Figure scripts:
---*---

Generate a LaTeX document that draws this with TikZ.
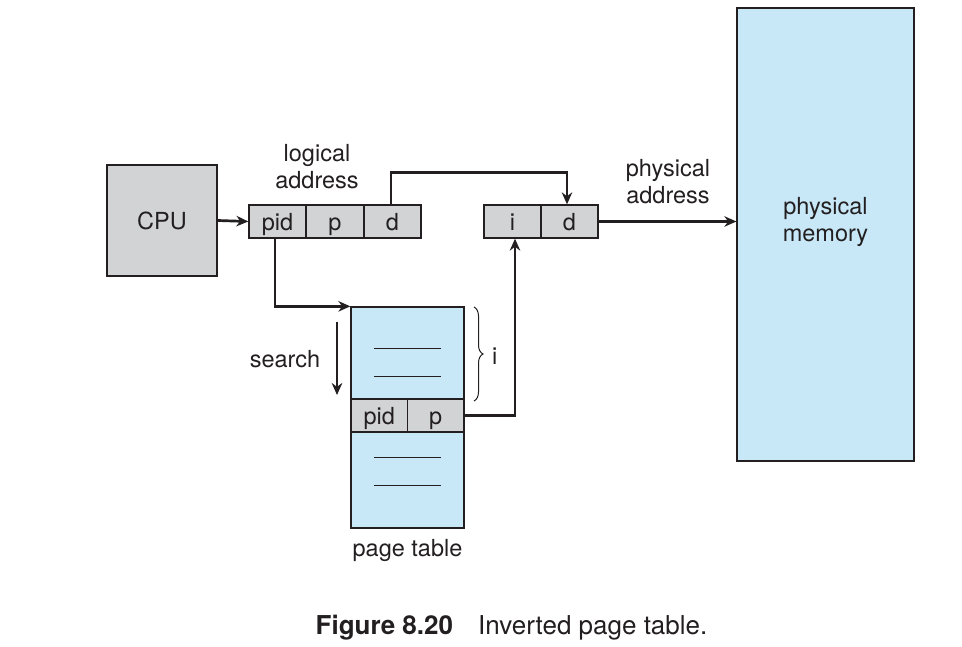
\documentclass[tikz,border=0pt]{standalone}
\usepackage{fontspec}
\setmainfont{TeX Gyre Heros}
\usetikzlibrary{arrows.meta,decorations.pathreplacing}
\definecolor{boxgray}{HTML}{D1D3D4}
\definecolor{memblue}{HTML}{C8E8F8}
\definecolor{ink}{HTML}{231F20}
\begin{document}
\begin{tikzpicture}[x=1pt,y=-1pt,
  every node/.style={font=\fontsize{23.5}{27}\selectfont, text=ink},
  cell/.style={draw=ink, line width=1.3pt, fill=boxgray, inner sep=0pt, minimum height=33pt, text height=20pt, text depth=1.6pt},
  bigbox/.style={draw=ink, line width=1.3pt, inner sep=0pt},
  conn/.style={draw=ink, line width=2.7pt, line cap=butt},
  arr/.style={conn, -{Stealth[length=12pt,width=10.5pt]}},
  entry/.style={draw=ink, line width=1pt},
  lbl/.style={align=center, inner sep=0pt}]
\useasboundingbox (0,0) rectangle (962,647);
% physical memory
\node[bigbox, fill=memblue, minimum width=177pt, minimum height=453pt] (mem) at (825.5,234.5) {};
\node[lbl] (memlbl) at (825.5,222) {physical\\memory};
% CPU
\node[bigbox, fill=boxgray, minimum width=110pt, minimum height=111pt] (cpu) at (162,220.5) {CPU};
% logical address
\node[cell, minimum width=57pt] (pid) at (277.5,221.5) {pid};
\node[cell, minimum width=58pt] (p) at (335,221.5) {p};
\node[cell, minimum width=57pt] (d) at (392.5,221.5) {d};
\node[lbl] (loglbl) at (317,167) {logical\\address};
% physical address
\node[cell, minimum width=57pt] (i) at (512.5,221.5) {i};
\node[cell, minimum width=57pt] (d2) at (569.5,221.5) {d};
\node[lbl] (phylbl) at (668,182) {physical\\address};
% page table
\node[bigbox, fill=memblue, minimum width=113pt, minimum height=221pt] (tab) at (407.5,417.5) {};
\node[cell, minimum width=56.5pt] (tpid) at (379.25,415.5) {pid};
\node[cell, minimum width=56.5pt] (tp) at (435.75,415.5) {p};
\draw[entry] (374,348) -- (441,348);
\draw[entry] (374,376) -- (441,376);
\draw[entry] (374,457) -- (441,457);
\draw[entry] (374,485) -- (441,485);
\node[lbl] (tablbl) at (407.5,550) {page table};
% search
\node[lbl] (search) at (285,359) {search};
\coordinate (s1) at (337,322);
\coordinate (s2) at (337,395);
\draw[arr] (s1) -- (s2);
% brace
\coordinate (b1) at (474,307);
\coordinate (b2) at (474,401);
\draw[ink, line width=1pt, decorate, decoration={brace, amplitude=9pt, aspect=0.5}] (b1) -- (b2);
\node[lbl, anchor=west] (ilbl) at (492,356) {i};
% connectors
\draw[arr] (cpu.east) -- (pid.west);
\draw[arr] ([xshift=-1.5pt]d.north) |- ++(0,-32) -| ([xshift=-2.5pt]d2.north);
\draw[arr] ([xshift=-2.5pt]pid.south) |- (tab.north west);
\draw[arr] (tp.east) -| ([xshift=2.5pt]i.south);
\draw[arr] (d2.east) -- (mem.west |- d2.east);
% caption
\node[lbl, font=\fontsize{26}{30}\selectfont] (cap) at (511.5,628) {\textbf{Figure 8.20}\hspace{25pt}Inverted page table.};
\end{tikzpicture}
\end{document}
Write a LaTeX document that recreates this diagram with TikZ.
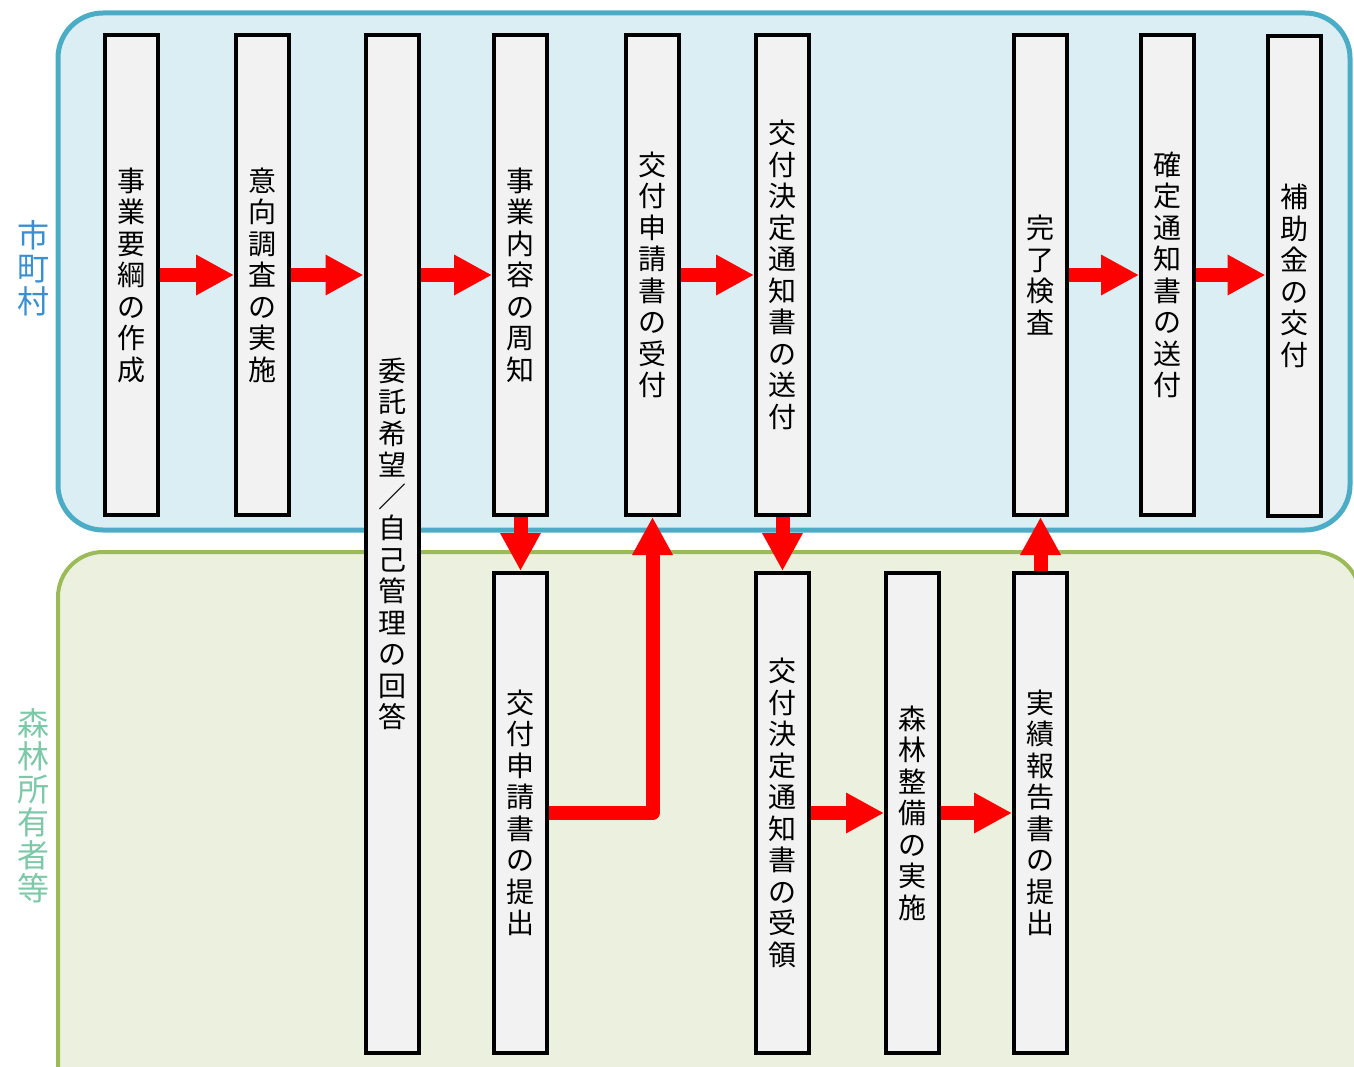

---*---

GIVEN PROBLEM: Skip the images and write out the rest of the listing exactly.

SOLUTION FOR THIS TASK:
Generate a LaTeX document that draws this with TikZ.
\documentclass[tikz,border=0pt]{standalone}
\usepackage{fontspec}
\setmainfont{TeX Gyre Heros}
\usetikzlibrary{arrows.meta,decorations.pathreplacing}
\definecolor{boxgray}{HTML}{D1D3D4}
\definecolor{memblue}{HTML}{C8E8F8}
\definecolor{ink}{HTML}{231F20}
\begin{document}
\begin{tikzpicture}[x=1pt,y=-1pt,
  every node/.style={font=\fontsize{23.5}{27}\selectfont, text=ink},
  cell/.style={draw=ink, line width=1.3pt, fill=boxgray, inner sep=0pt, minimum height=33pt, text height=20pt, text depth=1.6pt},
  bigbox/.style={draw=ink, line width=1.3pt, inner sep=0pt},
  conn/.style={draw=ink, line width=2.7pt, line cap=butt},
  arr/.style={conn, -{Stealth[length=12pt,width=10.5pt]}},
  entry/.style={draw=ink, line width=1pt},
  lbl/.style={align=center, inner sep=0pt}]
\useasboundingbox (0,0) rectangle (962,647);
% physical memory
\node[bigbox, fill=memblue, minimum width=177pt, minimum height=453pt] (mem) at (825.5,234.5) {};
\node[lbl] (memlbl) at (825.5,222) {physical\\memory};
% CPU
\node[bigbox, fill=boxgray, minimum width=110pt, minimum height=111pt] (cpu) at (162,220.5) {CPU};
% logical address
\node[cell, minimum width=57pt] (pid) at (277.5,221.5) {pid};
\node[cell, minimum width=58pt] (p) at (335,221.5) {p};
\node[cell, minimum width=57pt] (d) at (392.5,221.5) {d};
\node[lbl] (loglbl) at (317,167) {logical\\address};
% physical address
\node[cell, minimum width=57pt] (i) at (512.5,221.5) {i};
\node[cell, minimum width=57pt] (d2) at (569.5,221.5) {d};
\node[lbl] (phylbl) at (668,182) {physical\\address};
% page table
\node[bigbox, fill=memblue, minimum width=113pt, minimum height=221pt] (tab) at (407.5,417.5) {};
\node[cell, minimum width=56.5pt] (tpid) at (379.25,415.5) {pid};
\node[cell, minimum width=56.5pt] (tp) at (435.75,415.5) {p};
\draw[entry] (374,348) -- (441,348);
\draw[entry] (374,376) -- (441,376);
\draw[entry] (374,457) -- (441,457);
\draw[entry] (374,485) -- (441,485);
\node[lbl] (tablbl) at (407.5,550) {page table};
% search
\node[lbl] (search) at (285,359) {search};
\coordinate (s1) at (337,322);
\coordinate (s2) at (337,395);
\draw[arr] (s1) -- (s2);
% brace
\coordinate (b1) at (474,307);
\coordinate (b2) at (474,401);
\draw[ink, line width=1pt, decorate, decoration={brace, amplitude=9pt, aspect=0.5}] (b1) -- (b2);
\node[lbl, anchor=west] (ilbl) at (492,356) {i};
% connectors
\draw[arr] (cpu.east) -- (pid.west);
\draw[arr] ([xshift=-1.5pt]d.north) |- ++(0,-32) -| ([xshift=-2.5pt]d2.north);
\draw[arr] ([xshift=-2.5pt]pid.south) |- (tab.north west);
\draw[arr] (tp.east) -| ([xshift=2.5pt]i.south);
\draw[arr] (d2.east) -- (mem.west |- d2.east);
% caption
\node[lbl, font=\fontsize{26}{30}\selectfont] (cap) at (511.5,628) {\textbf{Figure 8.20}\hspace{25pt}Inverted page table.};
\end{tikzpicture}
\end{document}
Write a LaTeX document that recreates this diagram with TikZ.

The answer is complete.